For an inside observer the ball is falling on the floor of the elevator but would he feel an increase in his acceleration as soon as he releases the ball? Similarly would he feel a declaration when the ball hit the floor due to an increase in weight of elevator again? - here you don't agree with above NOTE but thats ok

This depends upon a multitude of factors, including what is causing the acceleration. If the acceleration is kept constant then there will be no change. However if it is based upon a constant force, then it will increase when the ball is released and drop when the ball hits the floor.

Also note that the same happens with Earth and gravity. When you drop a ball, not only does the ball accelerate towards Earth, the Earth (and you) accelerate up towards the ball, but again, the effect is insignificant.

If the path of a pulse curve down relative to the inside observer then it would eventually miss its target of a mirror. Also, its pattern of bouncing is not similar to the bouncing of pulse on earth as you said. – Again in contradiction with horizontal light clock on ground at rest.

Not in an ideal environment.

In an ideal environment the light initially goes upwards at an angle of a. During its journey it curves downwards eventually reaching an angle of -a.

It then hits a mirror perpendicular to this and goes back heading upwards at an angle of a, curving down eventually reaching an angle of -a, and bouncing off another mirror.

The light will continue bouncing back and forth between these mirrors.

To the outside observer the light would initially be going upwards at an angle of a, but then get steeper and steeper as it bounces between the mirrors.

does the inside observer know that he is moving upward relative to the stationary horizontal beam? no

Only in the sense of it being too insignificant to notice, or it being equivalent to being stationary in a gravitational field.

Also, a thinker simply suggests that an inside observer in the accelerating frame would feel a ground condition if he throws a ball upward and then catches it again after falling. Here a thinker, who made comments on behalf of an inside observer, doesn’t add upward velocity (which he added in order to make a horizontal beam curve down) to the velocity of the elevator and subtract downward velocities of a ball from the upward velocity of elevator which will make a huge contradiction to the ground conditions.

I'm not sure what you mean by ground condition, but if you mean what it feels like to catch the ball, the velocity of the elevator doesn't make a difference. That is because what matters is the relative velocity. That is because during the collision the velocities need to be matched, i.e. a force is applied to accelerate the objects such that both objects travel with the same velocity.

It would feel the same to catch a ball heading towards you at 1 m/s with you stationary as it would to catch a ball heading away from you at 99 m/s, with you travelling at 100 m/s.

Assuming you have a train system where you live with decent stretches of straight track you can test this with a friend by throwing a ball back and forth as the train is moving.

If you stand at rest in a gravitational field and throw a ball upwards at a speed of v, it will take -2*v/g to come back down, and it will be travelling at a velocity of -v when you catch it and thus has a relative velocity of -v.

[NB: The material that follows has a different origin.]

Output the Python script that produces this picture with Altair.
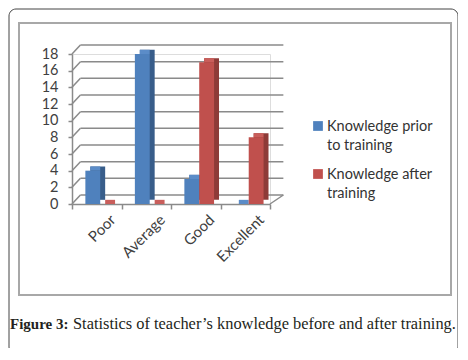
import json
import altair as alt
import pandas as pd

# ---- data ----
categories = ["Poor", "Average", "Good", "Excellent"]
series = ["Knowledge prior to training", "Knowledge after training"]
prior = [4, 18, 3, 0]
after = [0, 0, 17, 8]
y_ticks = [0, 2, 4, 6, 8, 10, 12, 14, 16, 18]
caption_bold = "Figure 3:"
caption_rest = "Statistics of teacher\u2019s knowledge before and after training."

front_colors = ["#4F81BD", "#C0504D"]
side_colors = ["#385D8A", "#8E3B38"]
top_colors = ["#5B8CC8", "#C95E5B"]

# ---- style constants (data units of the x/y scales) ----
BAR_START = [0.27, 0.57]
BAR_W = 0.30
DEPTH_X = 0.10
DEPTH_Y = 0.5
WALL_X0 = 0.17
WALL_X1 = 4.27
WALL_DY = 1.08
GRID = "#8a8a8a"
FONT = "Lato"

rows = []
for s_i, (s, vals) in enumerate(zip(series, [prior, after])):
    for c_i, (c, v) in enumerate(zip(categories, vals)):
        x0 = c_i + BAR_START[s_i]
        rows.append(dict(series=s, sidx=s_i, cat=c, value=v,
                         x0=x0, x1=x0 + BAR_W,
                         sx0=x0 + DEPTH_X, sx1=x0 + BAR_W + DEPTH_X,
                         sy0=DEPTH_Y, sy1=v + DEPTH_Y))
bars = pd.DataFrame(rows)

grid = pd.DataFrame({"v": y_ticks})
grid["vb"] = grid["v"] + WALL_DY
grid["wx0"] = WALL_X0
grid["wx1"] = WALL_X1
grid["zero"] = 0.0

cats = pd.DataFrame({"cat": categories, "xc": [i + 0.5 for i in range(len(categories))]})

xs = alt.Scale(domain=[0, len(categories)], nice=False, zero=False)
ys = alt.Scale(domain=[0, 18], nice=False)
XAX = alt.Axis(values=list(range(len(categories) + 1)), labels=False, title=None,
               grid=False, domain=True, domainColor=GRID, domainWidth=1.5,
               tickColor=GRID, tickWidth=1.5, tickSize=5)
YAX = alt.Axis(values=y_ticks, title=None, grid=False, domainColor=GRID,
               domainWidth=1.5, tickColor=GRID, tickWidth=1.5, tickSize=4,
               labelFont=FONT, labelFontSize=14.5, labelColor="#404040",
               labelPadding=10, labelOverlap=False)


def X(f, **kw):
    return alt.X(f, scale=xs, axis=XAX, **kw)


def Y(f, **kw):
    return alt.Y(f, scale=ys, axis=YAX, **kw)


# left side wall diagonals
diag = alt.Chart(grid).mark_rule(color=GRID, strokeWidth=1.5).encode(
    x=X("zero:Q"), x2="wx0:Q", y=Y("v:Q"), y2="vb:Q",
)
# back wall gridlines
wall = alt.Chart(grid).mark_rule(color=GRID, strokeWidth=1.5).encode(
    x=X("wx0:Q"), x2="wx1:Q", y=Y("vb:Q"),
)
floor_edge = alt.Chart(grid.head(1)).mark_rule(color=GRID, strokeWidth=1.5).encode(
    x=X("x:Q"), x2="x2:Q", y=Y("y:Q"), y2="y2:Q",
).transform_calculate(x=str(len(categories)), x2=str(WALL_X1), y="0", y2=str(WALL_DY))

bar_layers = []
for s_i, s in enumerate(series):
    base = alt.Chart(bars).transform_filter(alt.datum.sidx == s_i)
    side = base.mark_rect(color=side_colors[s_i]).encode(
        x=X("sx0:Q"), x2="sx1:Q", y=Y("sy0:Q"), y2="sy1:Q")
    top = base.mark_rect(color=top_colors[s_i]).encode(
        x=X("sx0:Q"), x2="x1:Q", y=Y("value:Q"), y2="sy1:Q")
    front = base.mark_rect(color=front_colors[s_i]).encode(
        x=X("x0:Q"), x2="x1:Q", y=Y("value:Q"), y2=alt.datum(0))
    bar_layers += [side, top, front]

cat_labels = alt.Chart(cats).mark_text(
    angle=315, align="right", baseline="middle", font=FONT, fontSize=15,
    color="#404040", dx=2, dy=21,
).encode(x=X("xc:Q"), y=Y("base:Q"), text="cat:N").transform_calculate(base="0")

# legend (manual)
leg = pd.DataFrame({"series": series, "i": [0, 1]})
leg["label"] = [" ".join(s.split()[:2]) + "\n" + " ".join(s.split()[2:]) for s in series]
leg["color"] = front_colors
leg["sy"] = 72 + leg["i"] * 48
leg["ty"] = 77 + leg["i"] * 48
leg_sq = alt.Chart(leg).mark_square(size=95, opacity=1).encode(
    x=alt.value(246), y=alt.Y("sy:Q", scale=None),
    color=alt.Color("color:N", scale=None))
leg_tx = alt.Chart(leg).mark_text(
    align="left", baseline="alphabetic", font=FONT, fontSize=14.5, lineHeight=19,
    lineBreak="\n", color="#333333",
).encode(x=alt.value(255), y=alt.Y("ty:Q", scale=None), text="label:N")

# frames
one = pd.DataFrame({"k": [0]})
outer = alt.Chart(one).mark_rect(
    fillOpacity=0, stroke="#444444", strokeWidth=1, cornerRadius=7,
).encode(x=alt.value(-63), x2=alt.value(386), y=alt.value(-45), y2=alt.value(300))
inner = alt.Chart(one).mark_rect(
    fillOpacity=0, stroke="#a8a8a8", strokeWidth=2,
).encode(x=alt.value(-53), x2=alt.value(379), y=alt.value(-31), y2=alt.value(241))

cap1 = alt.Chart(one).mark_text(
    align="left", baseline="alphabetic", font="Liberation Serif", fontSize=15,
    fontWeight="bold", color="#231f20",
).encode(x=alt.value(-62), y=alt.value(275), text=alt.value(caption_bold))
cap2 = alt.Chart(one).mark_text(
    align="left", baseline="alphabetic", font="Liberation Serif", fontSize=16.4,
    color="#231f20",
).encode(x=alt.value(1), y=alt.value(275), text=alt.value(caption_rest))

chart = alt.layer(
    outer, inner, diag, wall, floor_edge, *bar_layers, cat_labels, leg_sq, leg_tx,
    cap1, cap2
).properties(
    width=198, height=150,
    autosize=alt.AutoSizeParams(type="none"),
    padding={"left": 64, "top": 46, "right": 188, "bottom": 144},
).configure_view(stroke=None).configure(background="white").configure_axis(
    labelOverlap=False
)

chart.save("out.html", embed_options={"renderer": "svg", "actions": False})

If instead you throw it in an elevator in free space accelerating upwards at a rate of a, when this elevator is at a velocity of u, then the position of the ball will follow the equation (u+v)*t, while your hand follows the equation u*t+0.5*a*t^2.

The ball and your hand meet again when these 2 are equal, i.e.:

(u+v)*t = u*t+0.5*a*t^2

u+v=u+0.5*a*t

v=0.5*a*t.

i.e. at a time of 2*v/a.

The velocity of the ball will still be u+v.

The velocity of your hand will be u+a*t=u+a*(2*v/a)=u+2*v.

Thus the velocity of the ball hitting your hand, relative to your hand is -v.

This is the same.

The appropriate analogy for a beam of light curving downwards is throwing the ball horizontally, where it will appear to curve downwards, but unlike light it will typically be noticeable.